= SET EXERCISE =
Please transcribe the data that follows without the pictures, keeping every word the same.

:: DATA ::

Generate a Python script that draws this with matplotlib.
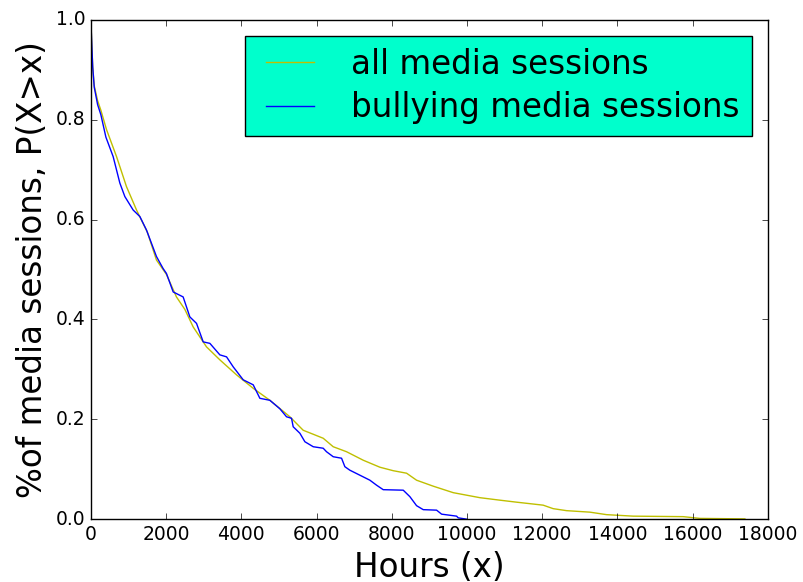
import numpy as np
import matplotlib.pyplot as plt

plt.style.use('classic')

# CCDF of session durations (hours)
all_x = [0, 15, 30, 50, 90, 180, 270, 417, 683, 947, 1215, 1500, 1744, 2010, 2276,
         2500, 2720, 3075, 3430, 3873, 4317, 4760, 5292, 5646, 5913, 6178, 6444,
         6799, 7242, 7685, 8040, 8395, 8660, 9104, 9636, 10343, 10875, 11318,
         12027, 12293, 12648, 13269, 13712, 14418, 15751, 16194, 17390]
all_y = [1.0, 0.97, 0.94, 0.905, 0.868, 0.838, 0.818, 0.78, 0.726, 0.666, 0.619,
         0.575, 0.519, 0.490, 0.445, 0.420, 0.385, 0.345, 0.319, 0.289, 0.262,
         0.238, 0.205, 0.178, 0.170, 0.162, 0.145, 0.135, 0.118, 0.104, 0.097,
         0.092, 0.078, 0.066, 0.053, 0.043, 0.038, 0.034, 0.028, 0.021, 0.017,
         0.014, 0.009, 0.006, 0.005, 0.0015, 0.0005]

bully_x = [0, 15, 30, 50, 90, 180, 266, 400, 593, 771, 904, 1125, 1303, 1479, 1744,
           1920, 2010, 2189, 2454, 2632, 2810, 2987, 3165, 3430, 3608, 3785, 4051,
           4317, 4494, 4760, 5026, 5203, 5336, 5380, 5558, 5691, 5913, 6178, 6266,
           6444, 6666, 6754, 6887, 7153, 7419, 7597, 7774, 8306, 8483, 8660, 8838,
           9193, 9326, 9725, 9768, 9990]
bully_y = [1.0, 0.97, 0.94, 0.905, 0.865, 0.83, 0.81, 0.765, 0.726, 0.673, 0.646,
           0.619, 0.606, 0.579, 0.526, 0.502, 0.492, 0.455, 0.445, 0.405, 0.392,
           0.355, 0.352, 0.329, 0.325, 0.305, 0.279, 0.269, 0.242, 0.238, 0.221,
           0.205, 0.202, 0.185, 0.172, 0.155, 0.145, 0.142, 0.135, 0.125, 0.122,
           0.105, 0.098, 0.088, 0.078, 0.068, 0.059, 0.058, 0.045, 0.027, 0.019,
           0.018, 0.010, 0.006, 0.0026, 0.0]

fig = plt.figure(figsize=(8.04, 5.82), dpi=100, facecolor='white')
ax = fig.add_axes([0.113, 0.108, 0.842, 0.858])

ax.plot(all_x, all_y, color='y', label='all media sessions')
ax.plot(bully_x, bully_y, color='b', label='bullying media sessions')

ax.set_xlim(0, 18000)
ax.set_ylim(0, 1.0)
ax.set_xticks(np.arange(0, 18001, 2000))
ax.set_yticks(np.arange(0, 1.01, 0.2))
ax.tick_params(labelsize=13.5)
ax.set_xlabel('Hours (x)', fontsize=23.5)
ax.set_ylabel('%of media sessions, P(X>x)', fontsize=23.5)

leg = ax.legend(loc='upper right', fontsize=23.5, handlelength=2.05,
                handletextpad=0.85, borderpad=0.36, labelspacing=0.32,
                borderaxespad=0.5)
leg.get_frame().set_facecolor('#00FFCC')

fig.savefig('out.png', dpi=100, facecolor='white')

:::

= FULL SOLUTION =
Generate a Python script that draws this with matplotlib.
import numpy as np
import matplotlib.pyplot as plt

plt.style.use('classic')

# CCDF of session durations (hours)
all_x = [0, 15, 30, 50, 90, 180, 270, 417, 683, 947, 1215, 1500, 1744, 2010, 2276,
         2500, 2720, 3075, 3430, 3873, 4317, 4760, 5292, 5646, 5913, 6178, 6444,
         6799, 7242, 7685, 8040, 8395, 8660, 9104, 9636, 10343, 10875, 11318,
         12027, 12293, 12648, 13269, 13712, 14418, 15751, 16194, 17390]
all_y = [1.0, 0.97, 0.94, 0.905, 0.868, 0.838, 0.818, 0.78, 0.726, 0.666, 0.619,
         0.575, 0.519, 0.490, 0.445, 0.420, 0.385, 0.345, 0.319, 0.289, 0.262,
         0.238, 0.205, 0.178, 0.170, 0.162, 0.145, 0.135, 0.118, 0.104, 0.097,
         0.092, 0.078, 0.066, 0.053, 0.043, 0.038, 0.034, 0.028, 0.021, 0.017,
         0.014, 0.009, 0.006, 0.005, 0.0015, 0.0005]

bully_x = [0, 15, 30, 50, 90, 180, 266, 400, 593, 771, 904, 1125, 1303, 1479, 1744,
           1920, 2010, 2189, 2454, 2632, 2810, 2987, 3165, 3430, 3608, 3785, 4051,
           4317, 4494, 4760, 5026, 5203, 5336, 5380, 5558, 5691, 5913, 6178, 6266,
           6444, 6666, 6754, 6887, 7153, 7419, 7597, 7774, 8306, 8483, 8660, 8838,
           9193, 9326, 9725, 9768, 9990]
bully_y = [1.0, 0.97, 0.94, 0.905, 0.865, 0.83, 0.81, 0.765, 0.726, 0.673, 0.646,
           0.619, 0.606, 0.579, 0.526, 0.502, 0.492, 0.455, 0.445, 0.405, 0.392,
           0.355, 0.352, 0.329, 0.325, 0.305, 0.279, 0.269, 0.242, 0.238, 0.221,
           0.205, 0.202, 0.185, 0.172, 0.155, 0.145, 0.142, 0.135, 0.125, 0.122,
           0.105, 0.098, 0.088, 0.078, 0.068, 0.059, 0.058, 0.045, 0.027, 0.019,
           0.018, 0.010, 0.006, 0.0026, 0.0]

fig = plt.figure(figsize=(8.04, 5.82), dpi=100, facecolor='white')
ax = fig.add_axes([0.113, 0.108, 0.842, 0.858])

ax.plot(all_x, all_y, color='y', label='all media sessions')
ax.plot(bully_x, bully_y, color='b', label='bullying media sessions')

ax.set_xlim(0, 18000)
ax.set_ylim(0, 1.0)
ax.set_xticks(np.arange(0, 18001, 2000))
ax.set_yticks(np.arange(0, 1.01, 0.2))
ax.tick_params(labelsize=13.5)
ax.set_xlabel('Hours (x)', fontsize=23.5)
ax.set_ylabel('%of media sessions, P(X>x)', fontsize=23.5)

leg = ax.legend(loc='upper right', fontsize=23.5, handlelength=2.05,
                handletextpad=0.85, borderpad=0.36, labelspacing=0.32,
                borderaxespad=0.5)
leg.get_frame().set_facecolor('#00FFCC')

fig.savefig('out.png', dpi=100, facecolor='white')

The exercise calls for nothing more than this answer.